First and foremost, thank you to everyone who has contributed to styled-components over the years. Open Source is hard work, and many of the larger feature and/or refactoring drives probably would never have shipped without your support!

As I write this in 2025, styled-components as a project is in "maintenance mode". There are a number of reasons for this:

  1. The React core team has decided to defacto-deprecate certain APIs like the Context API (not available in RSC with no migration path.)
  2. The ecosystem in general has largely moved on from css-in-js as a concept while other technologies like tailwind have absolutely exploded in popularity.
  3. quantizor (me, the core maintainer for styled-components since ~2018) no longer has active production deployments of styled-components in larger applications, so context of usage in real products will continue to wane and eventually cease altogether.

There are many ways to do OSS, and I made a decision early-on that the library would not fundamentally change its API or capabilities. When you adopt a library, one of the most annoying things a maintainer can do is change everything and cause a massive migration burden. Accordingly, styled-components will not remove APIs like use of React Context and will continue to be available with occasional bugfixes and misc improvements to support the existing user base.

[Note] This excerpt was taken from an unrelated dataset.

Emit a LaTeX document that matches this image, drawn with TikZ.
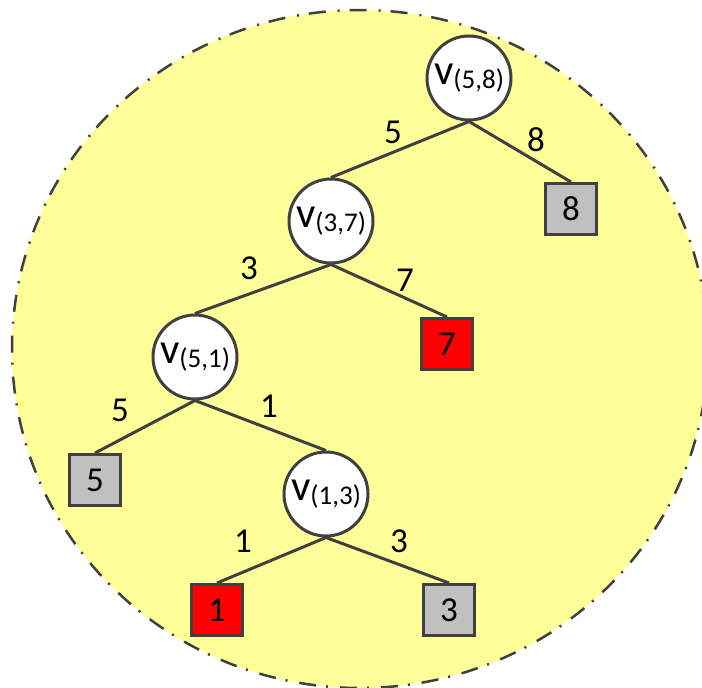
\documentclass[tikz,border=0pt]{standalone}
\usepackage{fontspec}
\setmainfont{Carlito}
\usetikzlibrary{shapes.geometric}
\definecolor{bgyellow}{HTML}{FFFF99}
\definecolor{edgegray}{HTML}{404040}
\definecolor{leafgray}{HTML}{C0C0C0}
\definecolor{leafred}{HTML}{FF0000}
\begin{document}
\begin{tikzpicture}[x=1pt,y=-1pt,
  vnode/.style={circle,draw=edgegray,line width=3pt,fill=white,minimum size=84pt,inner sep=0pt},
  leaf/.style={rectangle,draw=edgegray,line width=3pt,minimum size=51pt,inner sep=0pt,font=\fontsize{35}{35}\selectfont},
  grayleaf/.style={leaf,fill=leafgray},
  redleaf/.style={leaf,fill=leafred},
  wlabel/.style={inner sep=0pt,font=\fontsize{35}{35}\selectfont},
  link/.style={draw=edgegray,line width=3pt}]
\useasboundingbox (0,0) rectangle (702,688);
\clip (0,0) rectangle (702,688);
\node[ellipse,minimum width=696pt,minimum height=678pt,fill=bgyellow,draw=edgegray,line width=2.5pt,
  dash pattern=on 17pt off 10pt on 2pt off 12pt,inner sep=0pt] (bg) at (360,349) {};
\newcommand{\vlab}[1]{{\fontsize{43}{43}\selectfont v}\raisebox{-4pt}{\fontsize{27}{27}\selectfont(#1)}}
\node[vnode] (A) at (469,78) {\vlab{5,8}};
\node[vnode] (B) at (331,221) {\vlab{3,7}};
\node[vnode] (C) at (195,357) {\vlab{5,1}};
\node[vnode] (D) at (326,494) {\vlab{1,3}};
\node[grayleaf] (L8) at (571,209) {8};
\node[redleaf] (L7) at (447,344) {7};
\node[grayleaf] (L5) at (95,480) {5};
\node[redleaf] (L1) at (217,610) {1};
\node[grayleaf] (L3) at (449,610) {3};
\path[link] (A.south) -- (B.north);
\path[link] (A.south) -- (L8.north);
\path[link] (B.south) -- (C.north);
\path[link] (B.south) -- (L7.north);
\path[link] (C.south) -- (L5.north);
\path[link] (C.south) -- (D.north);
\path[link] (D.south) -- (L1.north);
\path[link] (D.south) -- (L3.north);
\node[wlabel] (e1) at (393,132) {5};
\node[wlabel] (e2) at (536,140) {8};
\node[wlabel] (e3) at (249,268) {3};
\node[wlabel] (e4) at (405,280) {7};
\node[wlabel] (e5) at (120,410) {5};
\node[wlabel] (e6) at (269,406) {1};
\node[wlabel] (e7) at (243,541) {1};
\node[wlabel] (e8) at (399,541) {3};
\end{tikzpicture}
\end{document}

For new projects, I would not recommend adopting styled-components or most other css-in-js solutions. Given the current ecosystem dynamics, I don't feel comfortable continuing to collect donations for this project. Existing subscription tiers have been removed as of today and any recurring donations cancelled. We have a small war chest that will fund ongoing maintenance work as-needed and bug bounties may be issued from time to time for particular issues.

Thank you for your understanding,
quantizor and the styled-components team

on

Oh! For me styled-components is the natural way to create web apps... It has been for years. I tried tailwind several times though... Should I learn all those classes to write css? And convince our designers to remake their mockups to fit tailwind styles? Okay, I will try... 

on

tailwind exploded in trends mainly because people have to google utility classes every time they need to write styles ;) But in general I agree that it's insanely popular now. I switched to it recently too, because it allows to write adaptive styles much faster.

With styled-components I really enjoyed ability to write native css rules in a clean way, and it was very smooth learning curve compared to tailwind. I think styled-components might still be a good choice for critical, reusable UI parts, like UI Kit elements. Tailwind has some issues with extensibility, that's why projects like tw-merge exist, but it has it's downsides and limitations too.

on

wow, I'm glad I've not overlooked the email in my inbox with this post.
What can I say. CSS-in-JS made a massive change in React's world and FE development overall. And `styled-components` played a significant role in that change.

Thank you for all your efforts and absolute transparency regarding path forward.